Stored data entries
►

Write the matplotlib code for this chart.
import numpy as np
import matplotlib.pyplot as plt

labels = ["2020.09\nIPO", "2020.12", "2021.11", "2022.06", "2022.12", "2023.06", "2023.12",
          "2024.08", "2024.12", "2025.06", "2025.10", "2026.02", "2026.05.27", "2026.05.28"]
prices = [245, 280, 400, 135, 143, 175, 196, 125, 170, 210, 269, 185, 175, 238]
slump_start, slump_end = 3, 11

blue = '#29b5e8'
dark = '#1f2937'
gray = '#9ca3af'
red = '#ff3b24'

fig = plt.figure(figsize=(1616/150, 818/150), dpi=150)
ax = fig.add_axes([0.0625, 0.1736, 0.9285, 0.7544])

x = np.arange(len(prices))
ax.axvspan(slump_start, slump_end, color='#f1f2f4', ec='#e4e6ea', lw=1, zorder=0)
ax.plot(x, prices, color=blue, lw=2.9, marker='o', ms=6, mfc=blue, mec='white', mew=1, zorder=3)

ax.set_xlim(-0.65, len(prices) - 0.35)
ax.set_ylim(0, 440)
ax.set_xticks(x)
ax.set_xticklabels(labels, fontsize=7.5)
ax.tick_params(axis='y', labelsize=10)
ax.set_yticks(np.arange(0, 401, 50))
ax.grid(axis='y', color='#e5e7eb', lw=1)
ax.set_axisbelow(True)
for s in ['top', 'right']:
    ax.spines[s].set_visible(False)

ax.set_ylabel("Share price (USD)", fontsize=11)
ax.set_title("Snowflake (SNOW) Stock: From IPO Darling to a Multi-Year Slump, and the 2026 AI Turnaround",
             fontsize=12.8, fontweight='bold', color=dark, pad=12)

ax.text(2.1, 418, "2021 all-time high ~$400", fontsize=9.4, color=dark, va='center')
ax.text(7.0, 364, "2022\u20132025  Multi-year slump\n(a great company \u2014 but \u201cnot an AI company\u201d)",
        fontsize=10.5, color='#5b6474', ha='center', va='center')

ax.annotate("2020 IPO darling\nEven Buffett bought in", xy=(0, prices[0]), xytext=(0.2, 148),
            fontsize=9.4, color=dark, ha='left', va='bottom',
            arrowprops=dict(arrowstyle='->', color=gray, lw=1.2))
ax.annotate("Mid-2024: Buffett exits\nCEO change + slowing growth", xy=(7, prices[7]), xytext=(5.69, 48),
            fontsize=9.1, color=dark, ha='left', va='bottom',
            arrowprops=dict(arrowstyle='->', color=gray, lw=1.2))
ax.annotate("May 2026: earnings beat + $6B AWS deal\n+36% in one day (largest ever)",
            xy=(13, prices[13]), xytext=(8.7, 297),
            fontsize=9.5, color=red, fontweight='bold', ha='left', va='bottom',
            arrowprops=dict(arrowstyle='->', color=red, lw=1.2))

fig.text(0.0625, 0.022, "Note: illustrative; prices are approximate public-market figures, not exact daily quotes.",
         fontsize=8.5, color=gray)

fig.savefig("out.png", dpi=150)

◄
►

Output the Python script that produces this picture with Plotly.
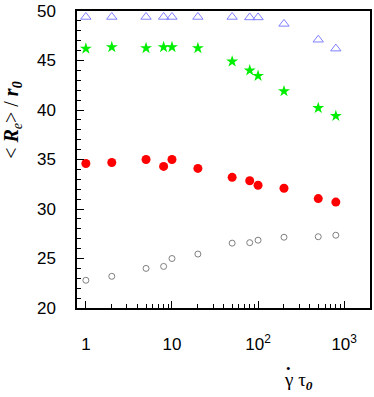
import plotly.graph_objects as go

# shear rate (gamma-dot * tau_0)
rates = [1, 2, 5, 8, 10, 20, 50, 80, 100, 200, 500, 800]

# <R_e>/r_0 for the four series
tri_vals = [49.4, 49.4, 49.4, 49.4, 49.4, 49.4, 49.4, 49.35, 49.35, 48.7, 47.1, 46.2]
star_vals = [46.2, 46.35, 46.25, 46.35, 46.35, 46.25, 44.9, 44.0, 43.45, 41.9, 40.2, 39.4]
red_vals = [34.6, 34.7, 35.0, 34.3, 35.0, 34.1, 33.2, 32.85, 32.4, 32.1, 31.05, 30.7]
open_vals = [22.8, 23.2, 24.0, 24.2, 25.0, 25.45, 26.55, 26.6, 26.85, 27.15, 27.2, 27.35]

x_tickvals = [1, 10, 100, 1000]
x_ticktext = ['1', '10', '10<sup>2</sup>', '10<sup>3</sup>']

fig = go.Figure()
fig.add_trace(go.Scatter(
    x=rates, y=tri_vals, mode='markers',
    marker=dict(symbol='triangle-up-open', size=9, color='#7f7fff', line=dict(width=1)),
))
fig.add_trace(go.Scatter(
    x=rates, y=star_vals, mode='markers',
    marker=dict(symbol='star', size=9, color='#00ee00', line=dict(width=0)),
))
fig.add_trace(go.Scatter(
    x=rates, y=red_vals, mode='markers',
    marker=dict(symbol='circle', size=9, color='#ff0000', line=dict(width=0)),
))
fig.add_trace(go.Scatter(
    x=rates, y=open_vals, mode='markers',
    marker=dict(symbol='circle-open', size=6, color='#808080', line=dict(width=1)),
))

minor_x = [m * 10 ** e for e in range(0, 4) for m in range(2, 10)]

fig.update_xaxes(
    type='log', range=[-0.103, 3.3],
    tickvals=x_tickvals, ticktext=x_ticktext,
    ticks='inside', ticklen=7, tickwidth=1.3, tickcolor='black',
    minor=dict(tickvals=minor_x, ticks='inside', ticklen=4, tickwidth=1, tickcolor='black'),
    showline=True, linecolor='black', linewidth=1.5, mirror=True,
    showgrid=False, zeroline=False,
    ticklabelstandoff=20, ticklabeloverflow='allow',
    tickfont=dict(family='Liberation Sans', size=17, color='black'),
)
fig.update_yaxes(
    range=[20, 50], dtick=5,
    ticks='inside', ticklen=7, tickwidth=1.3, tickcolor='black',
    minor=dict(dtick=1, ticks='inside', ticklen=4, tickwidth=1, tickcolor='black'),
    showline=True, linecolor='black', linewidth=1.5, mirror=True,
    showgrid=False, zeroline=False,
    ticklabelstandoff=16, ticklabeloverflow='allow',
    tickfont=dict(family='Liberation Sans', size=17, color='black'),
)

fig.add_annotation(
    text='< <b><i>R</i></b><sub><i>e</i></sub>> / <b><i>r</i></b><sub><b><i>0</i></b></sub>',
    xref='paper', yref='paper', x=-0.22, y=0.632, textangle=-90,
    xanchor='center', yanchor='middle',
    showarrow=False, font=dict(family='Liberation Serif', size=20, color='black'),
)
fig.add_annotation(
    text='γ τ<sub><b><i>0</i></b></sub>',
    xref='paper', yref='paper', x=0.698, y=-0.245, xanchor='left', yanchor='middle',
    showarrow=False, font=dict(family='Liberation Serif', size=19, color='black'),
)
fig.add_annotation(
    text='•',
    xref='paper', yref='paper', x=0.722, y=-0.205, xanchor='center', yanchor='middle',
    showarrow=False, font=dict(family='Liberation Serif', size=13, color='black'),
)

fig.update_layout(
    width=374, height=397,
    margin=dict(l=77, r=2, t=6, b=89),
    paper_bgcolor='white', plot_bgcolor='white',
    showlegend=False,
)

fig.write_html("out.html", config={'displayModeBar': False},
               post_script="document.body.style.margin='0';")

◄
►

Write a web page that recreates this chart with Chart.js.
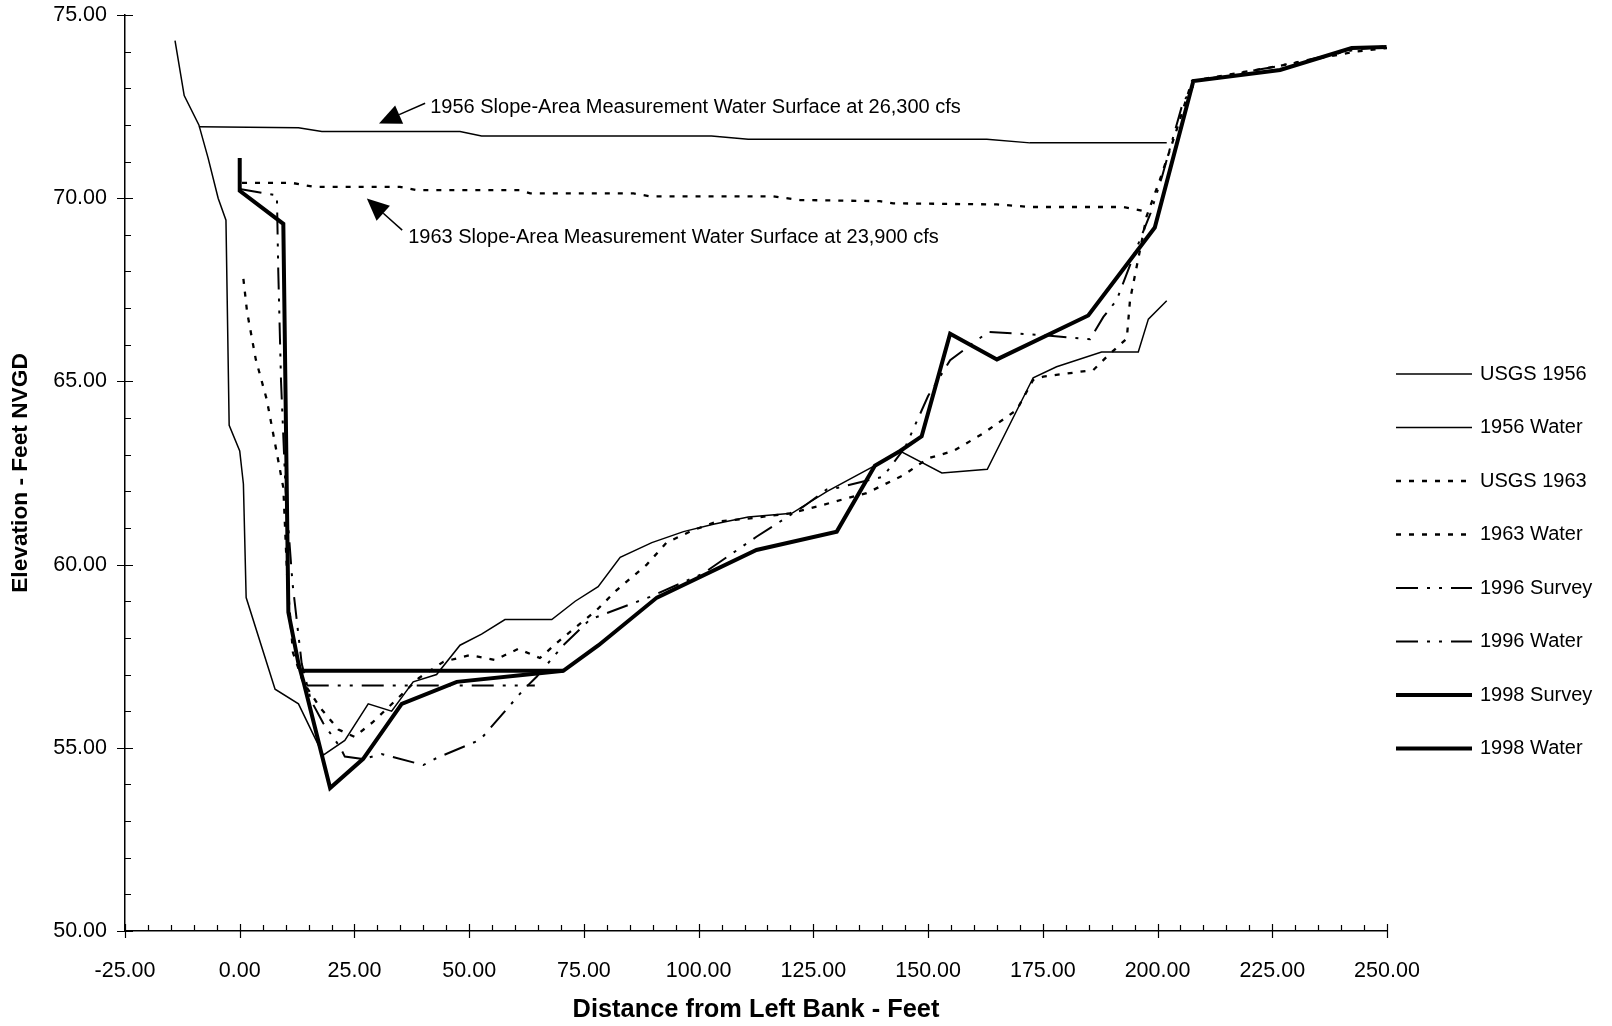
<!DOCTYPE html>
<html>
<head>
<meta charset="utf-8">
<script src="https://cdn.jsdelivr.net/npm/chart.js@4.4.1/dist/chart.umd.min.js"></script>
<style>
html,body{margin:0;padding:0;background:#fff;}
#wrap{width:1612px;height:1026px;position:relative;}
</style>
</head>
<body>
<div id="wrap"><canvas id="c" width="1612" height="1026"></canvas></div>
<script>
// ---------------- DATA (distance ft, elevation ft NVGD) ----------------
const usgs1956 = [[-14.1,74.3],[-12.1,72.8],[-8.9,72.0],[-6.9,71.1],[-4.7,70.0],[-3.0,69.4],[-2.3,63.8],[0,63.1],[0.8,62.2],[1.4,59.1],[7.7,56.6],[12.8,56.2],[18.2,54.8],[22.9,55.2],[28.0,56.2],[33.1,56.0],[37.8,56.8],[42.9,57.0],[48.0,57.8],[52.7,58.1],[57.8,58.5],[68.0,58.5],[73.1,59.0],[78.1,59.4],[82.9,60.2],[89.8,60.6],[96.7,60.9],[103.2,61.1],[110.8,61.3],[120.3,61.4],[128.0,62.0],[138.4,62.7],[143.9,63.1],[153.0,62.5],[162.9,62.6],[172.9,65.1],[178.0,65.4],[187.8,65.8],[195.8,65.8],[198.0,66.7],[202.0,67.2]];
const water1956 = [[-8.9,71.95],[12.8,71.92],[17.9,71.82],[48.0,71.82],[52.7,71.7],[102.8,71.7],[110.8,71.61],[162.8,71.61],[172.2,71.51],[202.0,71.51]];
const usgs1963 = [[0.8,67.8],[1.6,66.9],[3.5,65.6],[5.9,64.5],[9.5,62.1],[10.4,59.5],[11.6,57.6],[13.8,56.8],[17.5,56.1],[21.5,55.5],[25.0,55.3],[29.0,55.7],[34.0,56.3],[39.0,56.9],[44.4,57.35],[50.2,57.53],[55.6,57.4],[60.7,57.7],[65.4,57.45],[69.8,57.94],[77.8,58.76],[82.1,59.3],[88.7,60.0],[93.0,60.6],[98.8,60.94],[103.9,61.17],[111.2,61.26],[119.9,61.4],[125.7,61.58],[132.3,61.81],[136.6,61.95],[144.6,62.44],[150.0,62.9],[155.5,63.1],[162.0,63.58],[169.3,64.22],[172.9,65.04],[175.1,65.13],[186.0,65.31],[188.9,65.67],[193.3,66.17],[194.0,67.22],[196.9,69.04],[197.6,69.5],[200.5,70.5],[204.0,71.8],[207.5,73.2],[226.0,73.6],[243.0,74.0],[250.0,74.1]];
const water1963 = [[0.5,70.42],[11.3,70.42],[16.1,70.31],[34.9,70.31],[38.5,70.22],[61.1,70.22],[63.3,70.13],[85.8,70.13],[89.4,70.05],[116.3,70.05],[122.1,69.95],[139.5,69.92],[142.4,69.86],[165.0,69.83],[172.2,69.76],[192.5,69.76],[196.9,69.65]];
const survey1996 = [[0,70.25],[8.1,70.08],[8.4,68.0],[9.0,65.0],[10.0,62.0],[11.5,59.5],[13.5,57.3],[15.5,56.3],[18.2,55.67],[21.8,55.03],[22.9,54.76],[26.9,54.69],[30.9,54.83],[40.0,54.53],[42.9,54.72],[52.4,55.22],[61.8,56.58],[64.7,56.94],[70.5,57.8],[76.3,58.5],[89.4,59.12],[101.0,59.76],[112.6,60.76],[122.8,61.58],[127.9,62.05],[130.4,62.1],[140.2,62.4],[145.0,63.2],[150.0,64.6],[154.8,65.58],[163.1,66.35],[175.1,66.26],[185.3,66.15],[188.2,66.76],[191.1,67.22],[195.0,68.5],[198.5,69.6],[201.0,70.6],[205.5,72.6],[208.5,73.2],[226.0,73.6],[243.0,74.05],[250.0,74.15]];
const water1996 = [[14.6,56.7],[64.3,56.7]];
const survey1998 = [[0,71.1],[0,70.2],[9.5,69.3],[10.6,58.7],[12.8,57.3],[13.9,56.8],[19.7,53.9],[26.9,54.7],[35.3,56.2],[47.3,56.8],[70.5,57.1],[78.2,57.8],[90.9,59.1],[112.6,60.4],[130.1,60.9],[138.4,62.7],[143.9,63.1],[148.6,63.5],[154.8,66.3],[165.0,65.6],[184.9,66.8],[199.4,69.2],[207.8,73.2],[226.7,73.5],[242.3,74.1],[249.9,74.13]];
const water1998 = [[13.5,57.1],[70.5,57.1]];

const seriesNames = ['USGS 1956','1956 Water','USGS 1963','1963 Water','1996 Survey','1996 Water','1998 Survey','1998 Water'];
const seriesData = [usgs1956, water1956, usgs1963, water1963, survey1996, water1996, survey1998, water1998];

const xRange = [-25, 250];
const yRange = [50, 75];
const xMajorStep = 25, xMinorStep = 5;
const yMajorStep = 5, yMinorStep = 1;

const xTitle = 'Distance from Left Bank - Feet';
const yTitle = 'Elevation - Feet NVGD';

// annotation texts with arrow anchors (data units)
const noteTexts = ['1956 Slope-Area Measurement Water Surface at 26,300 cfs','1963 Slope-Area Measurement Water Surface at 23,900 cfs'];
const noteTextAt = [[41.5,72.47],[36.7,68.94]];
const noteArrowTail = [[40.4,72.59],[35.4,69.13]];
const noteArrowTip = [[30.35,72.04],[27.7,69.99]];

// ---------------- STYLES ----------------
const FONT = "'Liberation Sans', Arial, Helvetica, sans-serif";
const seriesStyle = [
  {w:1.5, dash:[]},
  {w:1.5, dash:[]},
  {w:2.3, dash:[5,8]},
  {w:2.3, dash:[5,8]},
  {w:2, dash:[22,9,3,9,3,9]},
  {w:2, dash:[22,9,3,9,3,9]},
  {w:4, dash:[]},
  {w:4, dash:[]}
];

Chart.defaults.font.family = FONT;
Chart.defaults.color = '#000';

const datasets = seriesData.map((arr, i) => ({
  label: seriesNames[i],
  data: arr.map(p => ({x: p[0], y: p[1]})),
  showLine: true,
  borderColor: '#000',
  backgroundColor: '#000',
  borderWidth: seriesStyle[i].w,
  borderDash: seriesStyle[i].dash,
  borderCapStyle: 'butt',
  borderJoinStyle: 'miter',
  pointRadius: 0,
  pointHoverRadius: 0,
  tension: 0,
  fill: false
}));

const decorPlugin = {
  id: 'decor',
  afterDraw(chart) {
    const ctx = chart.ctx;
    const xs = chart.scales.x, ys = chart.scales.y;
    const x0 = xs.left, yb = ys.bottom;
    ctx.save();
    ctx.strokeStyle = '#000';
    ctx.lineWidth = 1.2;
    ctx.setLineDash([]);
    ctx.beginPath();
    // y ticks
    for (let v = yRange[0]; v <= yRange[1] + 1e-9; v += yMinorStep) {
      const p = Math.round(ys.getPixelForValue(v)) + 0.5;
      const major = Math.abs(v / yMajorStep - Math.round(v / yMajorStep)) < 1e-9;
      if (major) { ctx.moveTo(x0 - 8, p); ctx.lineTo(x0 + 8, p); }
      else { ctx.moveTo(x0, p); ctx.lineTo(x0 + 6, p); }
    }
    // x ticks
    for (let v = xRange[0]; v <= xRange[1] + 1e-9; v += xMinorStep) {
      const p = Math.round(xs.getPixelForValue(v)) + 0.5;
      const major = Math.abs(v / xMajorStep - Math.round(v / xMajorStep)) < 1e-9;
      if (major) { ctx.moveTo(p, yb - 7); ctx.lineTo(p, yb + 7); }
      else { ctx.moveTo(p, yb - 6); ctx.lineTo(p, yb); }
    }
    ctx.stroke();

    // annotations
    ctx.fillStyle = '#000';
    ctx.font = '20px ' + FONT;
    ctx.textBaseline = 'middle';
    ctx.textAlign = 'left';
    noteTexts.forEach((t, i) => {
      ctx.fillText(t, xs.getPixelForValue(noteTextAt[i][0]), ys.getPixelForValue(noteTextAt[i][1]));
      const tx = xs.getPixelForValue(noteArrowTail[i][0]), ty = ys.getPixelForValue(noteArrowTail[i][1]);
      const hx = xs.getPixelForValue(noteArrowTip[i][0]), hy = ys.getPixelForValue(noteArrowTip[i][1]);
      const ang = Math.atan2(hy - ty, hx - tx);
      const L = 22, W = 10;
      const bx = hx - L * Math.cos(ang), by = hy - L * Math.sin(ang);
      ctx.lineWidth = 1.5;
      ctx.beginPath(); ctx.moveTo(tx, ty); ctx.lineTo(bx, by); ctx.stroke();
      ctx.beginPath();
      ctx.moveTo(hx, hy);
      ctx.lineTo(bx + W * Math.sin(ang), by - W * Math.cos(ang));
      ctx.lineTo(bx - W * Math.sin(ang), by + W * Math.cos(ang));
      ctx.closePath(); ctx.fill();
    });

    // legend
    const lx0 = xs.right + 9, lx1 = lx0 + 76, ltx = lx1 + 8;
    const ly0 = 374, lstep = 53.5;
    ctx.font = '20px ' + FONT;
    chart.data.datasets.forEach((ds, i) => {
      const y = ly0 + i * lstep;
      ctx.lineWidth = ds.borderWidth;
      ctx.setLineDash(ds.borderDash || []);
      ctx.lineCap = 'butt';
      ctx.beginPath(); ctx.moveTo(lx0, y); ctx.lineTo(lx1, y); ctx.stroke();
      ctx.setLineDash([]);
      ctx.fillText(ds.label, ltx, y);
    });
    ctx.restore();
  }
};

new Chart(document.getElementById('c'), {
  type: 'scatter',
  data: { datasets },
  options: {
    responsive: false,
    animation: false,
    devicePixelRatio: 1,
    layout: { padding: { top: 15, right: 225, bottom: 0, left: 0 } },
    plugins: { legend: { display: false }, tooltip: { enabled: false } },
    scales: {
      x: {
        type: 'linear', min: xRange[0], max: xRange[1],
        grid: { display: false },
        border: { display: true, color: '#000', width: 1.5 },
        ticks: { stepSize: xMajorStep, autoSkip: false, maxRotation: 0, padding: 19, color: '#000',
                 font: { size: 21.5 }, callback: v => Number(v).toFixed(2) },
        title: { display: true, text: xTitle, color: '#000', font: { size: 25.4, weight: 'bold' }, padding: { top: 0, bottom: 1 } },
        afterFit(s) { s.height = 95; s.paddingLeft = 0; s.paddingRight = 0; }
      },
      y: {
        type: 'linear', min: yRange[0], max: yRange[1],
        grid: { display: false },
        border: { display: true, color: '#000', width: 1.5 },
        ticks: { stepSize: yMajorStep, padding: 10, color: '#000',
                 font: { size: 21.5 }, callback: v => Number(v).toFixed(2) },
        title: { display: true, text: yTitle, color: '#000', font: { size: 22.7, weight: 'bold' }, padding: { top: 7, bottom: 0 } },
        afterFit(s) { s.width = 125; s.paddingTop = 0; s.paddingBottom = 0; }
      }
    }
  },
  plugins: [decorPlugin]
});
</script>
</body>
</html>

◄

Exercise objective: Give again, exactly as written above, every line from the one holding "Output the Python" to the one holding "x_ticktext = ['1', '10', '10<sup>2</sup>', '10<sup>3</sup>']", with both ends kept and the pictures left out.

Task answer:
Output the Python script that produces this picture with Plotly.
import plotly.graph_objects as go

# shear rate (gamma-dot * tau_0)
rates = [1, 2, 5, 8, 10, 20, 50, 80, 100, 200, 500, 800]

# <R_e>/r_0 for the four series
tri_vals = [49.4, 49.4, 49.4, 49.4, 49.4, 49.4, 49.4, 49.35, 49.35, 48.7, 47.1, 46.2]
star_vals = [46.2, 46.35, 46.25, 46.35, 46.35, 46.25, 44.9, 44.0, 43.45, 41.9, 40.2, 39.4]
red_vals = [34.6, 34.7, 35.0, 34.3, 35.0, 34.1, 33.2, 32.85, 32.4, 32.1, 31.05, 30.7]
open_vals = [22.8, 23.2, 24.0, 24.2, 25.0, 25.45, 26.55, 26.6, 26.85, 27.15, 27.2, 27.35]

x_tickvals = [1, 10, 100, 1000]
x_ticktext = ['1', '10', '10<sup>2</sup>', '10<sup>3</sup>']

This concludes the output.